Recorded information -

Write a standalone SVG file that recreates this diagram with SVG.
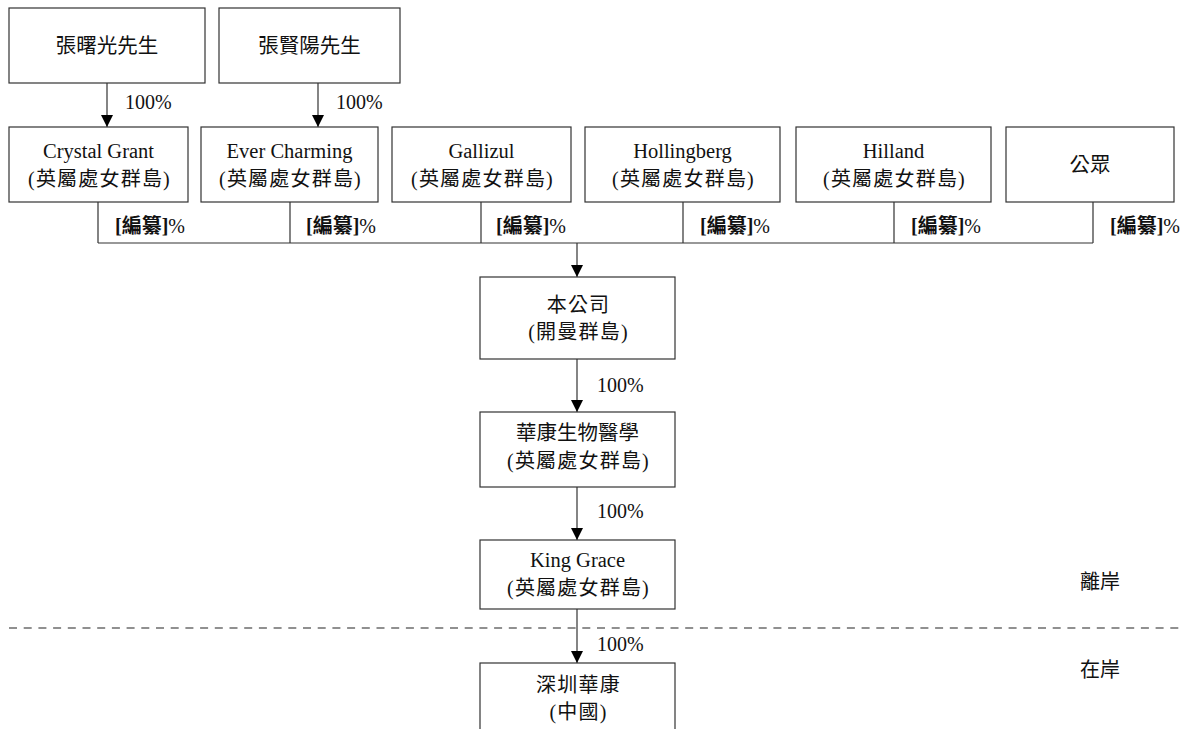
<svg xmlns="http://www.w3.org/2000/svg" width="1184" height="729" viewBox="0 0 1184 729">
<defs>
<marker id="ah" viewBox="0 0 12 12" refX="12" refY="6" markerWidth="12" markerHeight="12" markerUnits="userSpaceOnUse" orient="auto">
<path d="M0,0 L12,6 L0,12 z" fill="#000"/>
</marker>
<style>
.box{fill:#fff;stroke:#333;stroke-width:1.2}
.t{font-family:"Liberation Serif","Noto Sans CJK TC",serif;font-size:20.5px;fill:#111;text-anchor:middle}
.c{font-family:"Liberation Serif","Noto Sans CJK TC",serif;font-size:20px;fill:#111;text-anchor:middle;letter-spacing:1.2px}
.p{font-family:"Liberation Serif","Noto Sans CJK TC",serif;font-size:20px;fill:#111}
.b{font-weight:bold}
.ln{stroke:#333;stroke-width:1.2;fill:none}
.ar{stroke:#333;stroke-width:1.2;fill:none;marker-end:url(#ah)}
.dash{stroke:#222;stroke-width:1.2;stroke-dasharray:8 6.7;fill:none}
</style>
</defs>
<g id="connectors">
<path class="ar" d="M107,83 V127"/>
<path class="ar" d="M318,83 V127"/>
<path class="ln" d="M98,202 V243 M290,202 V243 M481,202 V243 M683,202 V243 M894,202 V243 M1093,202 V243 M98,243 H1093"/>
<path class="ar" d="M577,243 V277"/>
<path class="ar" d="M577,359 V412"/>
<path class="ar" d="M577,487 V540"/>
<path class="ar" d="M577,609 V663"/>
<path class="dash" d="M9,628 H1184"/>
</g>
<g id="labels">
<text class="p" x="125" y="109">100%</text>
<text class="p" x="336" y="109">100%</text>
<text class="p" x="115" y="233"><tspan class="b">[編纂]</tspan>%</text>
<text class="p" x="306" y="233"><tspan class="b">[編纂]</tspan>%</text>
<text class="p" x="496" y="233"><tspan class="b">[編纂]</tspan>%</text>
<text class="p" x="700" y="233"><tspan class="b">[編纂]</tspan>%</text>
<text class="p" x="911" y="233"><tspan class="b">[編纂]</tspan>%</text>
<text class="p" x="1110" y="233"><tspan class="b">[編纂]</tspan>%</text>
<text class="p" x="597" y="392">100%</text>
<text class="p" x="597" y="518">100%</text>
<text class="p" x="597" y="651">100%</text>
<text class="p" x="1080" y="589">離岸</text>
<text class="p" x="1080" y="677">在岸</text>
</g>
<g id="n1"><rect class="box" x="9" y="8" width="196" height="75"/><text class="t" x="107" y="53">張曙光先生</text></g>
<g id="n2"><rect class="box" x="219" y="8" width="181" height="75"/><text class="t" x="309.5" y="53">張賢陽先生</text></g>
<g id="n3"><rect class="box" x="9" y="127" width="179" height="75"/><text class="t" x="98.5" y="158">Crystal Grant</text><text class="c" x="99.5" y="186">(英屬處女群島)</text></g>
<g id="n4"><rect class="box" x="201" y="127" width="177" height="75"/><text class="t" x="289.5" y="158">Ever Charming</text><text class="c" x="290.5" y="186">(英屬處女群島)</text></g>
<g id="n5"><rect class="box" x="392" y="127" width="179" height="75"/><text class="t" x="481.5" y="158">Gallizul</text><text class="c" x="482.5" y="186">(英屬處女群島)</text></g>
<g id="n6"><rect class="box" x="585" y="127" width="195" height="75"/><text class="t" x="682.5" y="158">Hollingberg</text><text class="c" x="683.5" y="186">(英屬處女群島)</text></g>
<g id="n7"><rect class="box" x="796" y="127" width="195" height="75"/><text class="t" x="893.5" y="158">Hilland</text><text class="c" x="894.5" y="186">(英屬處女群島)</text></g>
<g id="n8"><rect class="box" x="1006" y="127" width="168" height="75"/><text class="t" x="1090" y="172">公眾</text></g>
<g id="n9"><rect class="box" x="480" y="277" width="195" height="82"/><text class="c" x="578.5" y="312">本公司</text><text class="c" x="578.5" y="339">(開曼群島)</text></g>
<g id="n10"><rect class="box" x="480" y="412" width="195" height="75"/><text class="t" x="577.5" y="440">華康生物醫學</text><text class="c" x="578.5" y="468">(英屬處女群島)</text></g>
<g id="n11"><rect class="box" x="480" y="540" width="195" height="69"/><text class="t" x="577.5" y="567">King Grace</text><text class="c" x="578.5" y="595">(英屬處女群島)</text></g>
<g id="n12"><rect class="box" x="480" y="663" width="195" height="80"/><text class="c" x="578.5" y="692">深圳華康</text><text class="c" x="578.5" y="719">(中國)</text></g>
</svg>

Task brief - From start to finish, output the listing exactly, but omit its pictures.

Answer for the task -
Write a standalone SVG file that recreates this diagram with SVG.
<svg xmlns="http://www.w3.org/2000/svg" width="1184" height="729" viewBox="0 0 1184 729">
<defs>
<marker id="ah" viewBox="0 0 12 12" refX="12" refY="6" markerWidth="12" markerHeight="12" markerUnits="userSpaceOnUse" orient="auto">
<path d="M0,0 L12,6 L0,12 z" fill="#000"/>
</marker>
<style>
.box{fill:#fff;stroke:#333;stroke-width:1.2}
.t{font-family:"Liberation Serif","Noto Sans CJK TC",serif;font-size:20.5px;fill:#111;text-anchor:middle}
.c{font-family:"Liberation Serif","Noto Sans CJK TC",serif;font-size:20px;fill:#111;text-anchor:middle;letter-spacing:1.2px}
.p{font-family:"Liberation Serif","Noto Sans CJK TC",serif;font-size:20px;fill:#111}
.b{font-weight:bold}
.ln{stroke:#333;stroke-width:1.2;fill:none}
.ar{stroke:#333;stroke-width:1.2;fill:none;marker-end:url(#ah)}
.dash{stroke:#222;stroke-width:1.2;stroke-dasharray:8 6.7;fill:none}
</style>
</defs>
<g id="connectors">
<path class="ar" d="M107,83 V127"/>
<path class="ar" d="M318,83 V127"/>
<path class="ln" d="M98,202 V243 M290,202 V243 M481,202 V243 M683,202 V243 M894,202 V243 M1093,202 V243 M98,243 H1093"/>
<path class="ar" d="M577,243 V277"/>
<path class="ar" d="M577,359 V412"/>
<path class="ar" d="M577,487 V540"/>
<path class="ar" d="M577,609 V663"/>
<path class="dash" d="M9,628 H1184"/>
</g>
<g id="labels">
<text class="p" x="125" y="109">100%</text>
<text class="p" x="336" y="109">100%</text>
<text class="p" x="115" y="233"><tspan class="b">[編纂]</tspan>%</text>
<text class="p" x="306" y="233"><tspan class="b">[編纂]</tspan>%</text>
<text class="p" x="496" y="233"><tspan class="b">[編纂]</tspan>%</text>
<text class="p" x="700" y="233"><tspan class="b">[編纂]</tspan>%</text>
<text class="p" x="911" y="233"><tspan class="b">[編纂]</tspan>%</text>
<text class="p" x="1110" y="233"><tspan class="b">[編纂]</tspan>%</text>
<text class="p" x="597" y="392">100%</text>
<text class="p" x="597" y="518">100%</text>
<text class="p" x="597" y="651">100%</text>
<text class="p" x="1080" y="589">離岸</text>
<text class="p" x="1080" y="677">在岸</text>
</g>
<g id="n1"><rect class="box" x="9" y="8" width="196" height="75"/><text class="t" x="107" y="53">張曙光先生</text></g>
<g id="n2"><rect class="box" x="219" y="8" width="181" height="75"/><text class="t" x="309.5" y="53">張賢陽先生</text></g>
<g id="n3"><rect class="box" x="9" y="127" width="179" height="75"/><text class="t" x="98.5" y="158">Crystal Grant</text><text class="c" x="99.5" y="186">(英屬處女群島)</text></g>
<g id="n4"><rect class="box" x="201" y="127" width="177" height="75"/><text class="t" x="289.5" y="158">Ever Charming</text><text class="c" x="290.5" y="186">(英屬處女群島)</text></g>
<g id="n5"><rect class="box" x="392" y="127" width="179" height="75"/><text class="t" x="481.5" y="158">Gallizul</text><text class="c" x="482.5" y="186">(英屬處女群島)</text></g>
<g id="n6"><rect class="box" x="585" y="127" width="195" height="75"/><text class="t" x="682.5" y="158">Hollingberg</text><text class="c" x="683.5" y="186">(英屬處女群島)</text></g>
<g id="n7"><rect class="box" x="796" y="127" width="195" height="75"/><text class="t" x="893.5" y="158">Hilland</text><text class="c" x="894.5" y="186">(英屬處女群島)</text></g>
<g id="n8"><rect class="box" x="1006" y="127" width="168" height="75"/><text class="t" x="1090" y="172">公眾</text></g>
<g id="n9"><rect class="box" x="480" y="277" width="195" height="82"/><text class="c" x="578.5" y="312">本公司</text><text class="c" x="578.5" y="339">(開曼群島)</text></g>
<g id="n10"><rect class="box" x="480" y="412" width="195" height="75"/><text class="t" x="577.5" y="440">華康生物醫學</text><text class="c" x="578.5" y="468">(英屬處女群島)</text></g>
<g id="n11"><rect class="box" x="480" y="540" width="195" height="69"/><text class="t" x="577.5" y="567">King Grace</text><text class="c" x="578.5" y="595">(英屬處女群島)</text></g>
<g id="n12"><rect class="box" x="480" y="663" width="195" height="80"/><text class="c" x="578.5" y="692">深圳華康</text><text class="c" x="578.5" y="719">(中國)</text></g>
</svg>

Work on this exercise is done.